¿Por qué irían a cambiar las cosas sólo por la magia de un cambio de almanaque? Se trata, y todo el mundo lo sabe, de una convención apropiada para los deseos de fin de año. Para decirse cosas que normalmente no nos decimos. O que no estamos acostumbrados a decirnos, de las buenas y de las malas. Pero lo que no pega un vuelco es la vida real. Muestra de estos días son dos casos diferentes pero que en un punto se tocan.
El de la profesora de yoga atropellada, poco menos que asesinada, en Palermo, y el de la jueza de Chubut que anda a los besos y haciendo selfis en la cárcel con un delincuente que el resto del tribunal condenó, pero no ella. Tenemos entonces a alguien que, con su auto a toda velocidad, atropella a un pelotón de ciclistas, mata a una mujer, deja el tendal de heridos y se toma su tiempo para sacar sus cosas del auto, cargar la mochila al hombro e irse con toda naturalidad.
No puede ser nuevo, debe tener mucho odio adentro. A José Carlos Olaya González, de 32 y sin trabajo conocido, la enorme tragedia que provocó no le movió un pelo. No lo manejaba el alcohol, sino la droga, algo más o menos nuevo entre tanto viejo. Entre lo viejo: había sido condenado a seis años y nueve meses por robo y uso de armas de guerra. Quedó libre a los tres años, volvió a caer por otros delitos y condenado a dos años y 6 meses. Salió enseguida.
Tener este tipo de antecedentes es, posiblemente, tener buenos antecedentes en esos círculos de desprecio y odio a los demás. Olaya González tiñó de sangre una mañana de paz. Mató y abandonó como si fuese la cosa más normal del mundo. En ese grupo de amigos que disfrutaba entre los árboles y el verde y hacía gimnasia en el año que comienza, estaba Marcela Bimonte. Tenía dos hijas y enseñaba yoga.
También era voluntaria en el Roffo, donde asistía a enfermos de cáncer. El yoga impulsa a devolver los beneficios que uno ha recibido. Marcela organizaba con su pareja esas bicicleteadas zen, porque, decía, buscaban combinar el pedaleo con la meditación que apacigua y a veces ilumina. Lucía joven, pero tenía 62: estaba en ese tramo de la vida cuando más nos preguntamos qué tareas y placeres queremos para los años que nos quedan.
Pero nadie está suficientemente preparado para las agresiones de afuera. El yoga enseña a no juzgar o a juzgar menos. Es difícil no hacerlo con gente como Olaya González, que no es víctima sino victimario, aunque haya jueces que no piensan así.

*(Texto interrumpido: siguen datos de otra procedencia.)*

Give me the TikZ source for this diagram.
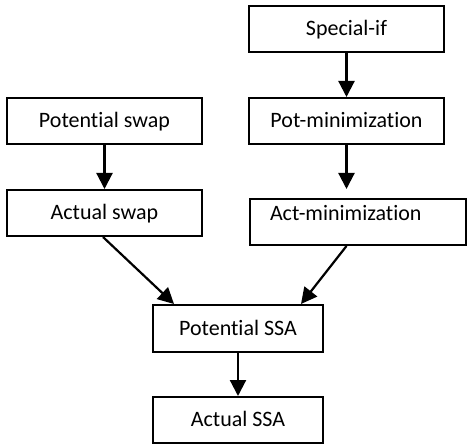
\documentclass[tikz,border=0pt]{standalone}
\usepackage{fontspec}
\setmainfont{Carlito}[Ligatures=NoCommon]
\usetikzlibrary{arrows.meta,calc}
\begin{document}
\begin{tikzpicture}[x=1pt,y=-1pt,
  box/.style={draw=black, line width=2pt, fill=white, minimum height=46pt,
    inner sep=0pt, font=\fontsize{22}{25}\selectfont, text height=17pt, text depth=4pt},
  arr/.style={line width=2.2pt, -{Triangle[length=16pt,width=16pt]}}]
\useasboundingbox (0,0) rectangle (467,444);
\node[box, minimum width=195pt] (si) at (346.5,29) {Special-if};
\node[box, minimum width=195pt] (pm) at (346.5,121) {Pot-minimization};
\node[box, minimum width=216pt, text width=176pt, align=left, inner xsep=20pt, text depth=20pt] (am) at (358,222) {Act-minimization};
\node[box, minimum width=195pt] (psw) at (104.5,121) {Potential swap};
\node[box, minimum width=195pt] (asw) at (104.5,213) {Actual swap};
\node[box, minimum width=170pt, minimum height=47pt] (ps) at (238,328.5) {Potential SSA};
\node[box, minimum width=170pt] (asa) at (238,420) {Actual SSA};
\draw[arr] (si.south) -- (pm.north);
\draw[arr, shorten >=9pt] (pm.south) -- (pm.south |- am.north);
\draw[arr] (psw.south) -- (asw.north);
\draw[arr] ($(asw.south)+(-1.5,0)$) -- ($(ps.north west)+(22,0)$);
\draw[arr] (pm.south |- am.south) -- ($(ps.north east)+(-23,0)$);
\draw[arr] (ps.south) -- (asa.north);
\end{tikzpicture}
\end{document}
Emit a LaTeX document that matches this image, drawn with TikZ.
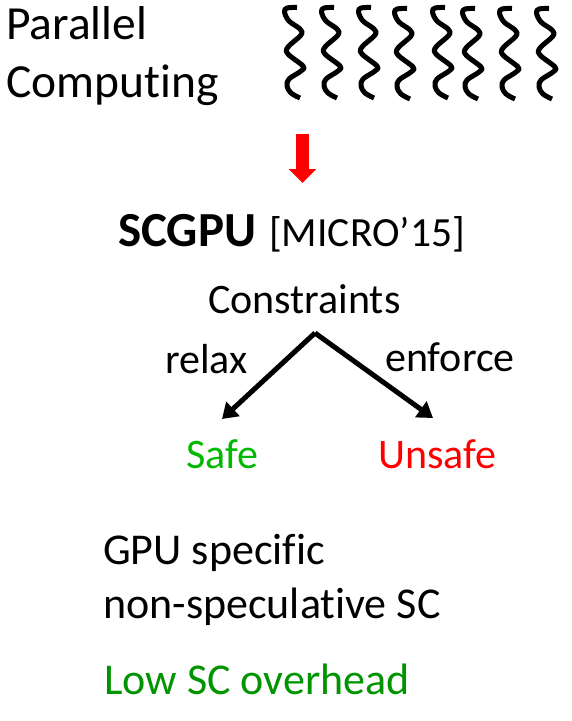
\documentclass[tikz,border=0pt]{standalone}
\usepackage{fontspec}
\setmainfont[Ligatures=NoCommon]{Carlito}
\usetikzlibrary{positioning, arrows.meta}
\definecolor{safegreen}{RGB}{0,185,0}
\definecolor{lowgreen}{RGB}{0,148,0}
\tikzset{
   lbl/.style={anchor=base west, inner sep=0pt, font=\fontsize{47.5}{47.5}\selectfont},
   sublbl/.style={anchor=base west, inner sep=0pt, font=\fontsize{42}{42}\selectfont},
   lowlbl/.style={anchor=base west, inner sep=0pt, font=\fontsize{44}{44}\selectfont},
   branch/.style={line width=5pt, -{Triangle[length=15pt,width=19pt]}},
   squiggle/.pic={\draw[black, line width=5pt, line join=round]
      plot[smooth, tension=0.6] coordinates {(16,8.5) (6,9) (3.5,13) (8,22) (19,30)
      (20,36) (7,48) (7,55) (22,67) (20,72) (8,80) (6,87) (10,94) (19,99)};}
}
\begin{document}
\begin{tikzpicture}[x=1pt,y=-1pt]
\useasboundingbox (0,0) rectangle (571,721);
\node[lbl] (parallel) at (6,39) {Parallel};
\node[lbl] (computing) at (6,97) {Computing};
\foreach \xs/\ys in {0/0,37/0,74/0,110/1,148/0,178/1,215/1,252/1}
   \pic at (281+\xs,-1+\ys) {squiggle};
\coordinate (redtop) at (302.5,134);
\coordinate (redtip) at (302.5,183);
\draw[red, line width=13.6pt, -{Triangle[length=14pt,width=27pt]}] (redtop) -- (redtip);
\node[lbl, font=\fontsize{49}{49}\selectfont\bfseries] (scgpu) at (118,246) {SCGPU};
\node[sublbl, font=\fontsize{41.5}{41.5}\selectfont] (micro) at (269,246) {[MICRO’15]};
\node[sublbl] (constraints) at (208,313) {Constraints};
\node[sublbl] (relax) at (165,373) {relax};
\node[sublbl] (enforce) at (385,371) {enforce};
\coordinate (apex) at (315,333);
\coordinate (safetip) at (222,419);
\coordinate (unsafetip) at (433,418);
\draw[branch] (apex) -- (safetip);
\draw[branch] (apex) -- (unsafetip);
\node[sublbl, safegreen] (safe) at (186,468) {Safe};
\node[sublbl, red] (unsafe) at (378,468) {Unsafe};
\node[lowlbl] (gpuspec) at (103,564.5) {GPU specific};
\node[lowlbl] (nonspec) at (103,618) {non-speculative SC};
\node[lowlbl, lowgreen] (overhead) at (104,694.5) {Low SC overhead};
\end{tikzpicture}
\end{document}
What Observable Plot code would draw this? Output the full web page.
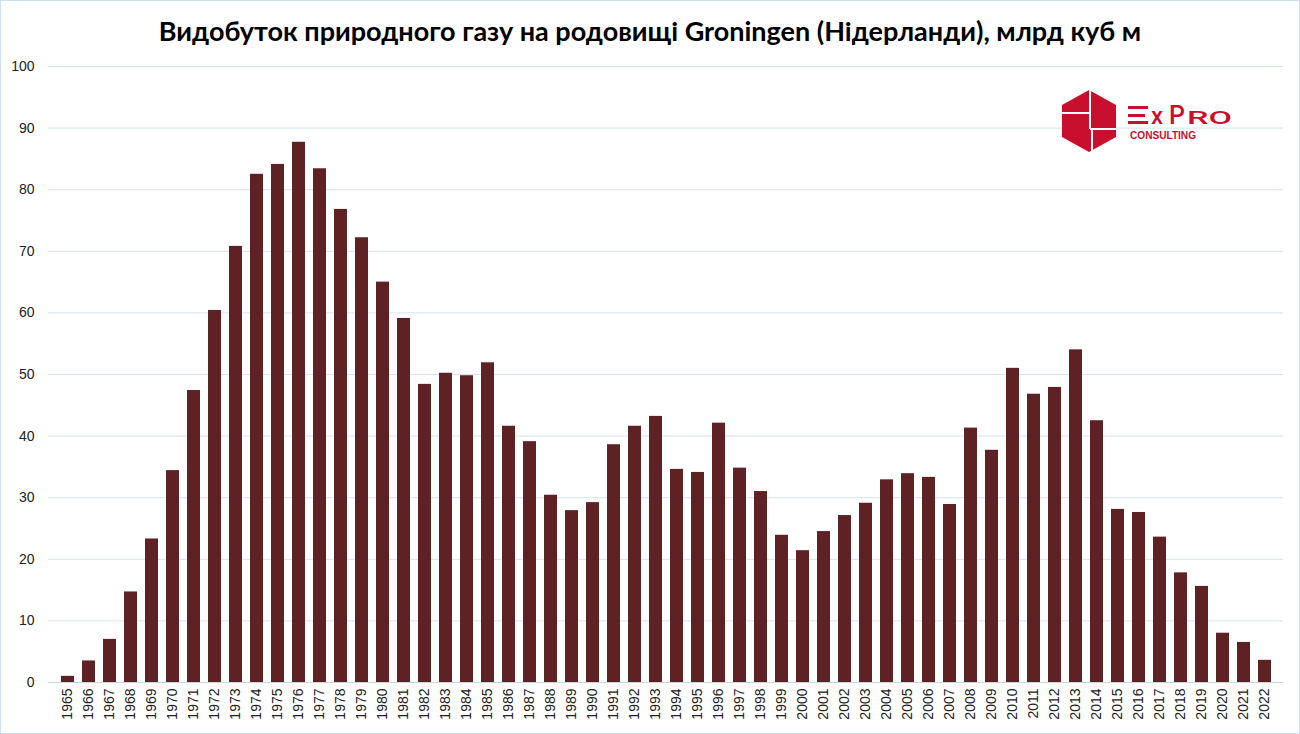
<!DOCTYPE html>
<html><head><meta charset="utf-8">
<script src="https://cdn.jsdelivr.net/npm/d3@7"></script>
<script src="https://cdn.jsdelivr.net/npm/@observablehq/plot@0.6"></script>
<style>
body{margin:0;background:#fff;}
#wrap{position:relative;width:1300px;height:734px;overflow:hidden;background:#fff;}
#title{height:50px;box-sizing:border-box;padding-top:17px;text-align:center;font-family:"Lato","Open Sans",sans-serif;font-weight:bold;font-size:27px;line-height:1;color:#000;}
#border{position:absolute;left:0;top:0;width:1300px;height:734px;box-sizing:border-box;border:1.5px solid #cddff2;pointer-events:none;}
#logo{position:absolute;left:1060px;top:88px;}
</style></head>
<body>
<div id="wrap">
<div id="title">Видобуток природного газу на родовищі Groningen (Нідерланди), млрд куб м</div>
<div id="chart"></div>
<svg id="logo" width="190" height="70" viewBox="0 0 190 70">
  <polygon points="29,2 56,17 56,49 29,64 2,49 2,17" fill="#c8102e"/>
  <line x1="30" y1="2" x2="30" y2="41" stroke="#fff" stroke-width="2"/>
  <line x1="2" y1="25" x2="30" y2="25" stroke="#fff" stroke-width="2"/>
  <line x1="30" y1="41" x2="56" y2="41" stroke="#fff" stroke-width="2"/>
  <line x1="32" y1="41" x2="32" y2="64" stroke="#fff" stroke-width="2"/>
  <rect x="68" y="18" width="20" height="3" fill="#c8102e"/>
  <rect x="68" y="26" width="17" height="3" fill="#c8102e"/>
  <rect x="68" y="33" width="20" height="3" fill="#c8102e"/>
  <text x="91" y="36" fill="#c8102e" font-family="Roboto, 'Liberation Sans', sans-serif" font-size="24" font-weight="500">x</text>
  <text x="109" y="36" fill="#c8102e" font-family="Roboto, 'Liberation Sans', sans-serif" font-size="25" font-weight="500">P</text>
  <text x="127" y="36" fill="#c8102e" font-family="Roboto, 'Liberation Sans', sans-serif" font-size="18" font-weight="500" textLength="45" lengthAdjust="spacingAndGlyphs">RO</text>
  <text x="70" y="51" fill="#c8102e" font-family="'Liberation Sans', Arial, sans-serif" font-size="10.5" font-weight="bold" textLength="66" lengthAdjust="spacingAndGlyphs">CONSULTING</text>
</svg>
<div id="border"></div>
</div>
<script>
const years = ["1965","1966","1967","1968","1969","1970","1971","1972","1973","1974","1975","1976","1977","1978","1979","1980","1981","1982","1983","1984","1985","1986","1987","1988","1989","1990","1991","1992","1993","1994","1995","1996","1997","1998","1999","2000","2001","2002","2003","2004","2005","2006","2007","2008","2009","2010","2011","2012","2013","2014","2015","2016","2017","2018","2019","2020","2021","2022"];
const production = [1.0,3.5,7.0,14.7,23.3,34.4,47.4,60.4,70.8,82.5,84.1,87.7,83.4,76.8,72.2,65.0,59.1,48.4,50.2,49.8,51.9,41.6,39.1,30.4,27.9,29.2,38.6,41.6,43.2,34.6,34.1,42.1,34.8,31.0,23.9,21.4,24.5,27.1,29.1,32.9,33.9,33.3,28.9,41.3,37.7,51.0,46.8,47.9,54.0,42.5,28.1,27.6,23.6,17.8,15.6,8.0,6.5,3.6];
const yTicks = [0,10,20,30,40,50,60,70,80,90,100];

const data = years.map((y, i) => ({year: y, value: production[i]}));

const chart = Plot.plot({
  width: 1300,
  height: 684,
  marginTop: 16,
  marginBottom: 52,
  marginLeft: 48,
  marginRight: 17,
  style: {fontFamily: "'Liberation Sans', Arial, sans-serif", fontSize: "14px", color: "#222", background: "transparent"},
  x: {domain: years, padding: 0.4, label: null, tickSize: 0, tickRotate: -90, tickPadding: 6},
  y: {domain: [0, 100], ticks: yTicks, label: null, tickSize: 0, tickPadding: 14},
  marks: [
    Plot.gridY(yTicks, {stroke: "#d6e2f1", strokeOpacity: 1, strokeWidth: 1}),
    Plot.barY(data, {x: "year", y: "value", fill: "#5f2224"}),
    Plot.ruleY([0], {stroke: "#c9d5e5", strokeWidth: 1.2})
  ]
});
document.getElementById("chart").appendChild(chart);
</script>
</body></html>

Y que se imponen a veces por sobre el resto. Ahí tenemos el caso de Mariel Alejandra Suárez: difícil entender cómo llegó a jueza y por qué sigue siendo jueza.
La Magistratura de Chubut destituyó a Suárez por mal desempeño. Entre otras cosas, liberar presos por teléfono y una pésima decisión en un caso de un menor abusado. Obvio, ella se declaró víctima de “una maniobra política”, porque aún no se había inventado el lawfare, un juez le dio la derecha y el Tribunal Superior la restituyó en su puesto. Al toque quiso viajar a Santa Cruz sin el PCR que exigía la provincia y sacó chapa de jueza. Fracasó.
¿Y quién es el preso con el que la jueza anda a los besos? Se llama Cristian “Mai” Bustos y no es un delincuente cualquiera, mató a golpes a su hijastro de 9 meses. Le partió la columna vertebral a golpes, comprobaron los médicos. Fue condenado a 20 años, lo mandaron a una comisaría y se fugó a Chile. Ya había matado a un bebé y cuando volvió, mató a un policía. Escapó, lo atraparon los carabineros del otro lado de la cordillera y lo mandaron para acá.
Ahora le dieron la perpetua, que Suárez no acompañó. ¿Y por qué la jueza andaba a los besos con semejante criminal? Porque está haciendo un “trabajo académico”. Dijo que proyecta escribir un libro sobre Bustos y que por eso actuó “de ella misma, no de juez”. Lo único que se entiende de esto es que andaba a los besos. Tal vez ponga andar esa otra variante del realismo mágico argentino, el judicial.